Il ne relativise pas pour autant le 6ème commandement : « Tu ne commettras pas d’adultère », au contraire, il le rend encore plus exigent en l’étendant à l’adultère du coeur : « Vous avez appris qu’il a été dit : Tu ne commettras pas d’adultère. Eh bien moi, je vous dis : Tout homme qui regarde une femme et la désire a déjà commis l’adultère avec elle dans son coeur ». On ne peut pas reprocher à Jésus d’être laxiste ; il dénonce très clairement le péché, et d’ailleurs il dira à cette femme : « va et ne pèche plus ». Mais avant toute chose, Jésus veut démasquer ce qui est plus grave que l’infidélité, à savoir : se fermer à ce chemin nouveau qui est le Christ, en ne voulant pas voir l’évidence qu’il y a la Main de Dieu dans les oeuvres de Jésus, et préférer le mensonge, la haine, la cruauté, le fanatisme, à la voie de la miséricorde.
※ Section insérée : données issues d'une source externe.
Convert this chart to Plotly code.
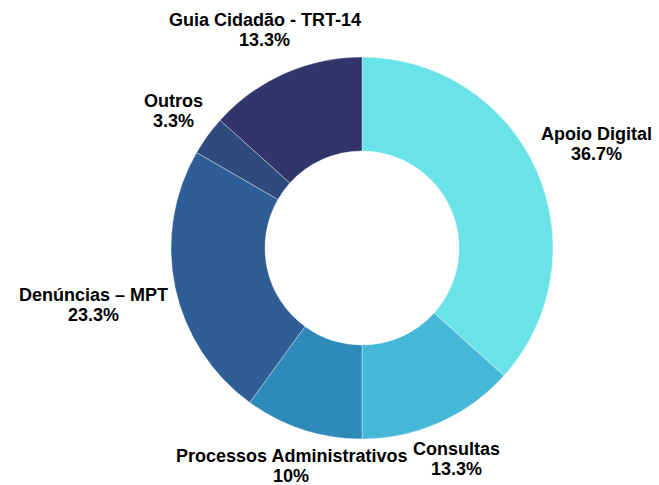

Jésus nous offre comme unique planche de salut, la miséricorde:  « Celui d’entre vous qui est sans péché, qu’il soit le premier à lui jeter une pierre. » « tous s’en allèrent un par un, en commençant par les plus âgés », pour laisser Jésus seul avec la pécheresse. La miséricorde et la misère humaine se sont rencontrées dit st Augustin. « Personne ne t’a condamné? Moi non plus je ne te condamne pas. Va et désormais ne pèche plus. » Quelle douceur et quelle tendresse dans ces paroles de Jésus! comme dans son attitude : il s’abaisse… comme il s’est abaissé pour laver les pieds de ses disciples, et il écrit sur le sol, peut-être la loi nouvelle comme jadis le doigt de Dieu a écrit le décalogue.

Quand l’homme accepte de se laisser regarder par le Miséricordieux, sans oublier le prix que lui a coûté cette miséricorde, il retrouve sa dignité d’enfant de Dieu. St Paul qui a persécuté le Christ, saisit mieux que quiconque le mystère de la miséricorde divine. C’est pourquoi il ne sait plus voir que cela, et considère tout le reste comme sans valeurs. C’est la miséricorde de Dieu moyennant la foi au Christ qui nous sauve et non nos réussites, et ce qui nous fait briller, que nous nous approprions si facilement.

Sachons tirer profit de cette grande Semaine sainte qui approche, en accompagnant Jésus sur le chemin de sa Passion et de sa mort, pour mieux saisir ce que lui a coûté sa miséricorde. Accueillons le pardon qu’il nous offre spécialement dans le sacrement de réconciliation, et puisqu’Il nous a pardonné, débordons à notre tour de miséricorde, ainsi nous lui ressemblerons un peu et nous donnerons beaucoup de joie au ciel.